==== RECORD LIST
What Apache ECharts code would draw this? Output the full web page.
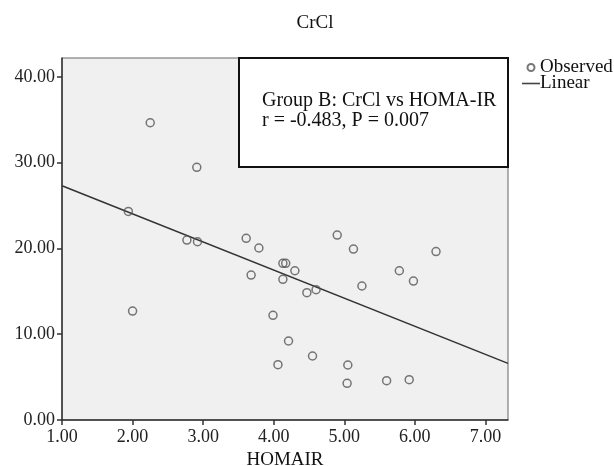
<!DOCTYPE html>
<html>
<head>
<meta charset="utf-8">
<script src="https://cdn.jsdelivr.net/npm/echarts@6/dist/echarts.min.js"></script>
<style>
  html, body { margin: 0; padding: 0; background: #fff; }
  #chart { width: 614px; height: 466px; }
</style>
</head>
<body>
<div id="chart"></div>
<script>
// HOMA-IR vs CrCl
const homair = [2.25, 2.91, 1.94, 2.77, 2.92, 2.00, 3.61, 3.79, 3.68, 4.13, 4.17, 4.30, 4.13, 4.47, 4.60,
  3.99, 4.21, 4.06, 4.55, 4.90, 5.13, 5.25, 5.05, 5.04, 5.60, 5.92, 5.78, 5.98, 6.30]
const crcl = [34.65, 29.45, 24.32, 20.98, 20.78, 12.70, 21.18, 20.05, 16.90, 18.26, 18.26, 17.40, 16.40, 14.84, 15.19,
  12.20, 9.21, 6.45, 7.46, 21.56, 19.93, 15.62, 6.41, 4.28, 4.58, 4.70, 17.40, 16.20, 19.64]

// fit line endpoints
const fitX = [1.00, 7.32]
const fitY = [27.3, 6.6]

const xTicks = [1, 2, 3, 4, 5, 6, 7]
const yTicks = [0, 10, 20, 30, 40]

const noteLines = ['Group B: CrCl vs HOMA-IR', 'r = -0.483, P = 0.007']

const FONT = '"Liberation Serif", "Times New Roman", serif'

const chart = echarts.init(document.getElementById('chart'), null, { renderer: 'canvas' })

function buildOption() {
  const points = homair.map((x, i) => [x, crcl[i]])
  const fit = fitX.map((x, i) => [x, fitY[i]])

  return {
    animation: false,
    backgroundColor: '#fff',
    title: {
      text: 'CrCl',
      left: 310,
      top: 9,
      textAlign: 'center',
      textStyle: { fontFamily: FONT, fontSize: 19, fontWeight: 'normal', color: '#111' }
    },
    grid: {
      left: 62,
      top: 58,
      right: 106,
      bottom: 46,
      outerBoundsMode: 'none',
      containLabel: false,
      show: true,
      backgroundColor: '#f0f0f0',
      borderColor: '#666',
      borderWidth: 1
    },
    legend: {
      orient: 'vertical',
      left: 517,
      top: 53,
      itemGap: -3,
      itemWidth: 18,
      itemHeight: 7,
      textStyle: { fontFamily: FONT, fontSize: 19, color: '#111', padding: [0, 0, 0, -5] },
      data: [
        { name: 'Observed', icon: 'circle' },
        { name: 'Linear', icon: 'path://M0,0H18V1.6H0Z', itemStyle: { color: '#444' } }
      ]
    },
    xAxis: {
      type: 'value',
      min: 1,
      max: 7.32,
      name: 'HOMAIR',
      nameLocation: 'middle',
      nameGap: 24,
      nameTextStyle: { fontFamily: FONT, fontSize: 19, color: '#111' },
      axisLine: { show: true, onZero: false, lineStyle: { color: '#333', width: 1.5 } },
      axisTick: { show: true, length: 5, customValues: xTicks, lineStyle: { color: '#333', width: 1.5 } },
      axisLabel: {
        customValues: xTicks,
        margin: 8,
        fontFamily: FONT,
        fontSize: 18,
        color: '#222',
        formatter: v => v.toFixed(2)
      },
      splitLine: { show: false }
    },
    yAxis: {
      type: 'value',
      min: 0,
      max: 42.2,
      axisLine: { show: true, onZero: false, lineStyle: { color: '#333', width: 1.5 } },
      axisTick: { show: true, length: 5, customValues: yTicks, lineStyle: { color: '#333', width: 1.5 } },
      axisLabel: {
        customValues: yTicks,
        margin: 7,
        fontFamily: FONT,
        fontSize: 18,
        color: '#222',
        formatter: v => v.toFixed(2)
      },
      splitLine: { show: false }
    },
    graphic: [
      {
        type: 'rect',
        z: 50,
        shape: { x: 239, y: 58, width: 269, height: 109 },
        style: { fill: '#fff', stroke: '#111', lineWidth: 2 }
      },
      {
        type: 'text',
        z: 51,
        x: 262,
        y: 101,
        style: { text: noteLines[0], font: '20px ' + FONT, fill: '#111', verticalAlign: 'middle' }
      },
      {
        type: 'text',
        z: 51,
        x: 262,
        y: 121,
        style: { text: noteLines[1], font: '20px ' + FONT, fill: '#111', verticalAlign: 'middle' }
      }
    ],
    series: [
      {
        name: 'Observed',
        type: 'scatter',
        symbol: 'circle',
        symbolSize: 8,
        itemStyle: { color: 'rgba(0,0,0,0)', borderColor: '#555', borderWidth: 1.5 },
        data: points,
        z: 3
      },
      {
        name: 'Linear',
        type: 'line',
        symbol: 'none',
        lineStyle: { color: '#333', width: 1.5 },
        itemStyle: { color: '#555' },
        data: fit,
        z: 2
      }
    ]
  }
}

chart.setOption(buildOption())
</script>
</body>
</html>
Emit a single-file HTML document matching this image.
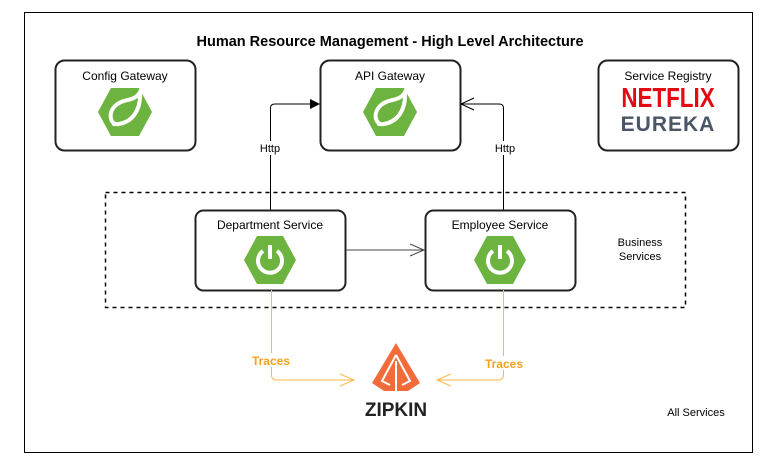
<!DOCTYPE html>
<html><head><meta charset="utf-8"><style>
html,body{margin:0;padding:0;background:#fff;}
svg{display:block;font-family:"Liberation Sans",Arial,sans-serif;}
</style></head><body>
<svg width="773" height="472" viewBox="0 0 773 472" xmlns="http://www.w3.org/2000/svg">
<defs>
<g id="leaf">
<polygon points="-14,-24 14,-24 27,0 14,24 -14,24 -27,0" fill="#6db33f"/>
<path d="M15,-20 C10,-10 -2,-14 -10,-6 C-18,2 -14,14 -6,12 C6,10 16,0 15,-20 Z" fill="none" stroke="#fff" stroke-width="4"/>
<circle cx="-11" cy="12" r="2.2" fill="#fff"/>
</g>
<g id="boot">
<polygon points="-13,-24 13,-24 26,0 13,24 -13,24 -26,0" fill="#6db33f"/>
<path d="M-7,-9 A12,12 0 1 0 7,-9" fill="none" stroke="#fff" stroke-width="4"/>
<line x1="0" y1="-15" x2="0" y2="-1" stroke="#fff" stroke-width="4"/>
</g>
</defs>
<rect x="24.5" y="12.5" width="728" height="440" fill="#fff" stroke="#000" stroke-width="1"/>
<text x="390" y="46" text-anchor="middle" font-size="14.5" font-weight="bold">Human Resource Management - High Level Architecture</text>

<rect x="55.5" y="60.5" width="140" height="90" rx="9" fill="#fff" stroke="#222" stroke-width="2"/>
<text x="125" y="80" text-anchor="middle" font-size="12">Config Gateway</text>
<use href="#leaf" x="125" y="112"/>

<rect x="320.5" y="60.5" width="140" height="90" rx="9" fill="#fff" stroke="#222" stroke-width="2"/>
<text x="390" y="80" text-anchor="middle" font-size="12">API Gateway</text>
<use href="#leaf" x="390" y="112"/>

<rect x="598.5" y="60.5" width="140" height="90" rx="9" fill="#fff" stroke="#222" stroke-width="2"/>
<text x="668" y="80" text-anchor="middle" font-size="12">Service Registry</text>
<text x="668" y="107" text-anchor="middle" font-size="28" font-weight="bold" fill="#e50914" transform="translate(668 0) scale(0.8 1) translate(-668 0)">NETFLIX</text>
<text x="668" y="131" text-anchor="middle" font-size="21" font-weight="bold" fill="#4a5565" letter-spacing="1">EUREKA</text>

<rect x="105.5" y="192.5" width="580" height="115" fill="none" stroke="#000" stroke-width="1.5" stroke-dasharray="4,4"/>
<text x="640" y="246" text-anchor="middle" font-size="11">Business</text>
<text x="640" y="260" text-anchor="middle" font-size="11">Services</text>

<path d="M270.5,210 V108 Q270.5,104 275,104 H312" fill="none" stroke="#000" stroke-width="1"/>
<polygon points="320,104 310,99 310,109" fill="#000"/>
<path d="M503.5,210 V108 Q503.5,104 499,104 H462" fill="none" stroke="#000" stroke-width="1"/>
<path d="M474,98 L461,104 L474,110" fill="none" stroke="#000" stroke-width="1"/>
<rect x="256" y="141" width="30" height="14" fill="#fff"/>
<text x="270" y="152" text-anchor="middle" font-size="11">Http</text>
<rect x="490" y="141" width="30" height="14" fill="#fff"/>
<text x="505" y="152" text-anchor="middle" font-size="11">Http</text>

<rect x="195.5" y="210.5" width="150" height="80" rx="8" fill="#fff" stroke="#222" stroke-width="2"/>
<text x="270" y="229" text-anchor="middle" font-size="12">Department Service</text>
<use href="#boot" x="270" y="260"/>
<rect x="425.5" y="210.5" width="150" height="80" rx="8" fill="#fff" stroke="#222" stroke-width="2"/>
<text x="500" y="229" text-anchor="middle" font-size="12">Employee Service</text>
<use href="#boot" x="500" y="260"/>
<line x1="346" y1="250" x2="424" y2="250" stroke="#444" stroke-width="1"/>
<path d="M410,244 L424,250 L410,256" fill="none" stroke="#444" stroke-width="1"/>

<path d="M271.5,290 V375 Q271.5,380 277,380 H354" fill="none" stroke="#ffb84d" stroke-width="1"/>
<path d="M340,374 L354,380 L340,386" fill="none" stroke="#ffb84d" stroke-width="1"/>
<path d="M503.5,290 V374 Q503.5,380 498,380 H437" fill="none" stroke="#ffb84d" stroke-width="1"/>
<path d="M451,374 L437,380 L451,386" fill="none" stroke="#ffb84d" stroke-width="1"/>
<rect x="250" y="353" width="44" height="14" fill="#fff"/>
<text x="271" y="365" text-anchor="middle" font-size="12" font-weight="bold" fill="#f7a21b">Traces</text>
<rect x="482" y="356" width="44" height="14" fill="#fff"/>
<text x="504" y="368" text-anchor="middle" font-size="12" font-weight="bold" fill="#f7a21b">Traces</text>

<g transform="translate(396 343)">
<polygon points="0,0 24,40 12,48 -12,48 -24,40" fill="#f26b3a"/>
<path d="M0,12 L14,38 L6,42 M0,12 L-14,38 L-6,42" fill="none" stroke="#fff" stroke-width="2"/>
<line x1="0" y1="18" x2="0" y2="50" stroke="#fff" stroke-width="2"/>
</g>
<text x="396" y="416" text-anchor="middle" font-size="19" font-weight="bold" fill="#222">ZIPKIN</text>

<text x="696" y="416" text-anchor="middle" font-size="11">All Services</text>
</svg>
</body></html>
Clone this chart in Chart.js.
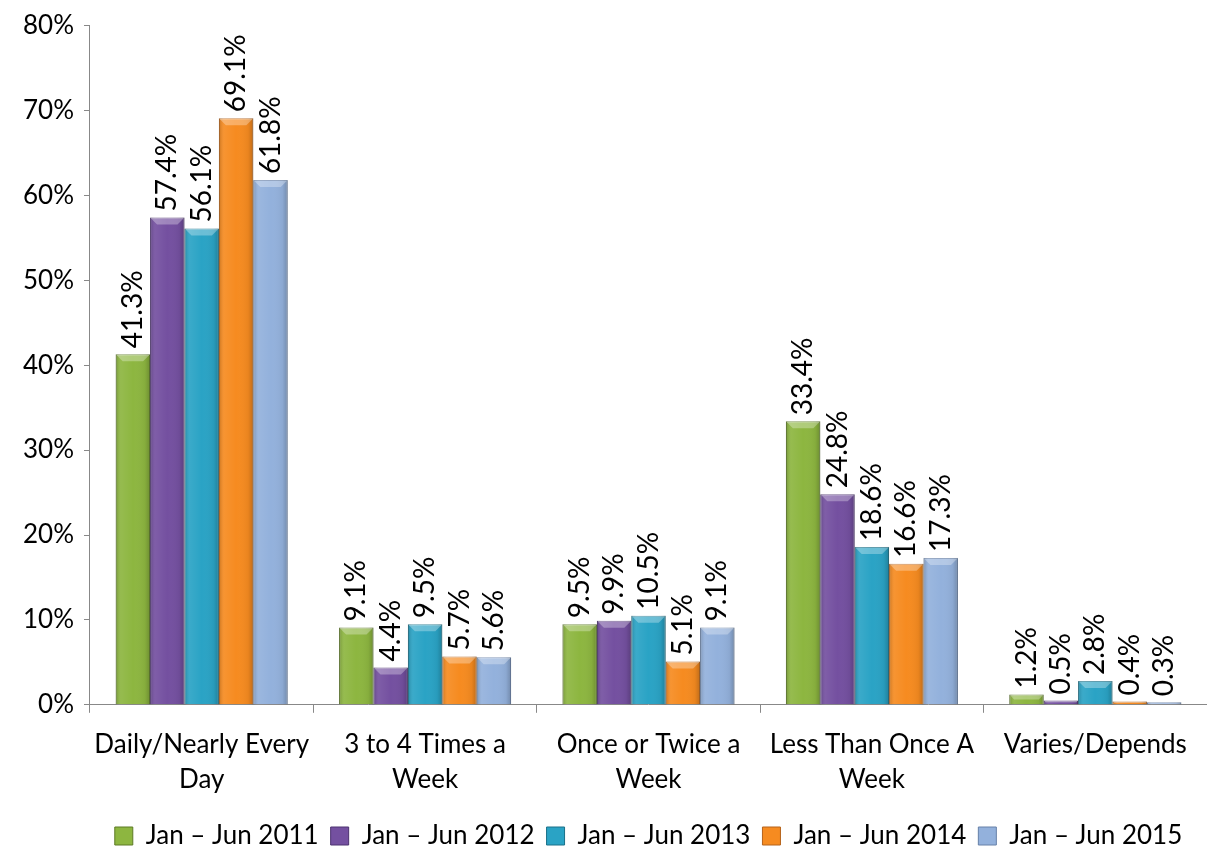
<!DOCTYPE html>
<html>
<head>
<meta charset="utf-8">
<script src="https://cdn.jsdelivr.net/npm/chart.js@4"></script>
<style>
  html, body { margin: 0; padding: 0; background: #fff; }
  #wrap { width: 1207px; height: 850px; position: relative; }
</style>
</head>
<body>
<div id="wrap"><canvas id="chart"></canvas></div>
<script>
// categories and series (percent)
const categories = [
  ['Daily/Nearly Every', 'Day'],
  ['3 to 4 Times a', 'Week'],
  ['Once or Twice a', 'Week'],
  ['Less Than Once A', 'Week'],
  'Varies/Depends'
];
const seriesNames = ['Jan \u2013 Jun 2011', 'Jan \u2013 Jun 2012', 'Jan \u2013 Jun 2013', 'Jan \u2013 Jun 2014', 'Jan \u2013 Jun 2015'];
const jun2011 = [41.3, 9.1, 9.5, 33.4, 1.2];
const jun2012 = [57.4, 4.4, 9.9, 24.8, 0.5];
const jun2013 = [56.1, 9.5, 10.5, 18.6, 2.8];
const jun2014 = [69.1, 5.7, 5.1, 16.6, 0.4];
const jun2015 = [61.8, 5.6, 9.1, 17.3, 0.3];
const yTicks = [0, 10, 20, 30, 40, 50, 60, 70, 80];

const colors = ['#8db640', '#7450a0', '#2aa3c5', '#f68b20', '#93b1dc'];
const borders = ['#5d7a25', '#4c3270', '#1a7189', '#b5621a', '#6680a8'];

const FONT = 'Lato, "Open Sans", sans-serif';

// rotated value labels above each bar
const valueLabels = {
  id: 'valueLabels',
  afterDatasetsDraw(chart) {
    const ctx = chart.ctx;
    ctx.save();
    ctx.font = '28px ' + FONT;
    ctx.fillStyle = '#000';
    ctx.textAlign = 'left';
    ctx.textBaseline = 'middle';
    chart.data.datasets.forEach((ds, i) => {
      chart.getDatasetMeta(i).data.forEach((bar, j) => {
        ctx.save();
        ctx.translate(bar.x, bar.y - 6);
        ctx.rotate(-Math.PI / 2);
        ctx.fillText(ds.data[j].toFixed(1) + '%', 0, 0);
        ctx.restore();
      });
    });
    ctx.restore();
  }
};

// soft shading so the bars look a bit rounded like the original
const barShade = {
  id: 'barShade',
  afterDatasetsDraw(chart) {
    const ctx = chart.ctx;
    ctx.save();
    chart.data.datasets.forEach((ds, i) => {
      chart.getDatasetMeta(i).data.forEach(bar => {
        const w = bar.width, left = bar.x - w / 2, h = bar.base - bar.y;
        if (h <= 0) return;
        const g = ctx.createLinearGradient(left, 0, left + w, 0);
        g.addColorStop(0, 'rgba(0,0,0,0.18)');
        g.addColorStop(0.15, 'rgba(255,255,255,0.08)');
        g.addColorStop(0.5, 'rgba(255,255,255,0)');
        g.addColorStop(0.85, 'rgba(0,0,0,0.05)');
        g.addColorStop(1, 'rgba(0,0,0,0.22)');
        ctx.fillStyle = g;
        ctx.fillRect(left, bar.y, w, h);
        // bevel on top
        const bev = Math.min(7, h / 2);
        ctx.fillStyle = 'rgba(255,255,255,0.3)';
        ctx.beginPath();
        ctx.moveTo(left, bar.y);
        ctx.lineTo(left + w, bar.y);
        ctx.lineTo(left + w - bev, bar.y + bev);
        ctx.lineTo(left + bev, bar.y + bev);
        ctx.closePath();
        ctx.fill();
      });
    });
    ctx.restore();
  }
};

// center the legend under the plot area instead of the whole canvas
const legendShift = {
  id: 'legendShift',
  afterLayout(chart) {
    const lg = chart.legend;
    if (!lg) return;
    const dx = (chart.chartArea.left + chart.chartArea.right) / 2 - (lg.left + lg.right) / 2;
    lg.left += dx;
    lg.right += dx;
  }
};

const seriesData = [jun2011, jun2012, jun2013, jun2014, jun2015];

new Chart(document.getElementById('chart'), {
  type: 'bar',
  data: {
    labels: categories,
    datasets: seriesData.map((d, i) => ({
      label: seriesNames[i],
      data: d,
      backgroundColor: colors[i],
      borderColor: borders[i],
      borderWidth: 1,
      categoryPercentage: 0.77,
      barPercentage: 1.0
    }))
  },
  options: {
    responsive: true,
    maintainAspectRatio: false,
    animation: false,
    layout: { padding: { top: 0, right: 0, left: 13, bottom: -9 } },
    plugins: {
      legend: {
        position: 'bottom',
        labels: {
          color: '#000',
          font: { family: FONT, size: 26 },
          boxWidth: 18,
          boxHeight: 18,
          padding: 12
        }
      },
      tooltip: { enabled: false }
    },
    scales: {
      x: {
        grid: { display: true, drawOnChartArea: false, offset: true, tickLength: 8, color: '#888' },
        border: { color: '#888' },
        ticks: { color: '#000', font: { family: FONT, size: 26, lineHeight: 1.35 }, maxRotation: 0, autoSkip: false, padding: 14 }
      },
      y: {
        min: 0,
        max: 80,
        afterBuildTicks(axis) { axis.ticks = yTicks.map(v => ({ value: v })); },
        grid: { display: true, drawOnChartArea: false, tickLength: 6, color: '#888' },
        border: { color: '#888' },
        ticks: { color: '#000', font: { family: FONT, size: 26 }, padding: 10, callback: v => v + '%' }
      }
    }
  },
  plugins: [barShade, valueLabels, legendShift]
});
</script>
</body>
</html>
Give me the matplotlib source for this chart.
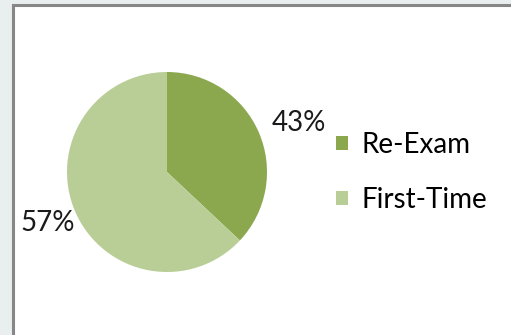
========
Scan the entries above for the word "this" and collect each line holding it.

• _FINISHED ANSWER_
What Apache ECharts code would draw this? Output the full web page.
Emit a single-file HTML document matching this image.
Clone this chart in Chart.js.
Give me the matplotlib source for this chart.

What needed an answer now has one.